Gingerbread - yes, that was Plan B :) well actually plan C - plan B was to get a new printer, but my dad just doesn't want to give up the old 1100 laserjet
CountMike - couldn't find the correct one anywhere.

Once again, thanks for your replies.
I managed to find a mobo with an LPT, though, and so I ended up getting a Gigabyte GA-H81M-DS2 board - link to manufacturer
I paired it with a G1840 Celeron, 4GB of RAM, an ADATA SSD.. and that has to be the least exciting build I've ever done in my life :)
 

It's not the quickest printer on the block but it's never taken an hour to do anything! :) I guess anything that is sent to the printer as raster graphics will take a while because of the volume of data which has to be a) uploaded to the printer and b) processed by the printer's formatter.

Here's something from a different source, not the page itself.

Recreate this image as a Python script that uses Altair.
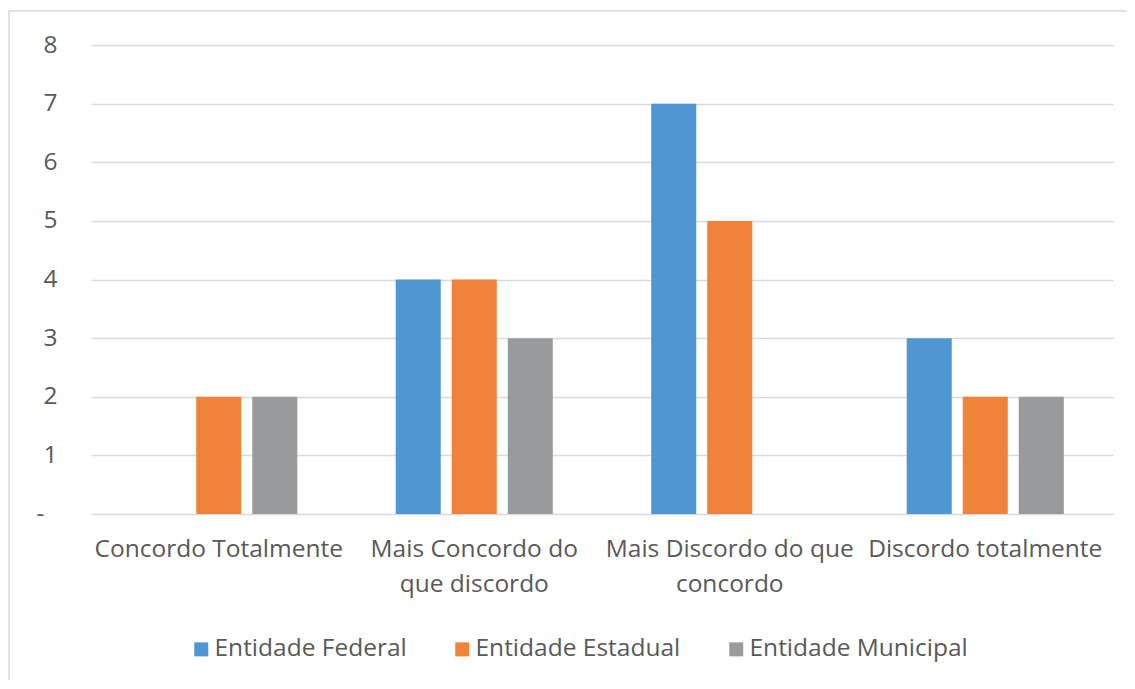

I use Linux with a semi-generic PCL5e driver which lets the printer do the text rendering, which it is pretty quick at. There is an official HP driver which supposedly gives better print quality (although I can't see any difference in text documents which make up 99% of my printing) but it's much slower - I suspect it's doing all the rendering on the PC and sending the result as a full-page bitmap image which the printer struggles to digest. I suppose you could try using the HP Universal Printing PCL5 driver to see if it's any faster - I've used it with a few older printers that aren't officially supported by it to get them working with Server 2012R2 at work when there isn't an official driver available. You do have to configure the device options (8MB memory, no duplexer, no hard drive, etc.) manually, though.

It's worth pointing out that the 1100 is an ECP device - make sure you've got ECP mode selected in the BIOS for the parallel port in your new build (rather than SPP or EPP). That way, it should upload data to the printer much faster using DMA. (Unfortunately, I can't use ECP on my new system - I use a bracket connected to a pin-header on the motherboard and the ribbon cable isn't high-enough-quality so I get corrupt pages. My old PC, which had a hard-wired port on the ATX I/O panel, worked fine in ECP mode and was noticeably faster when printing.)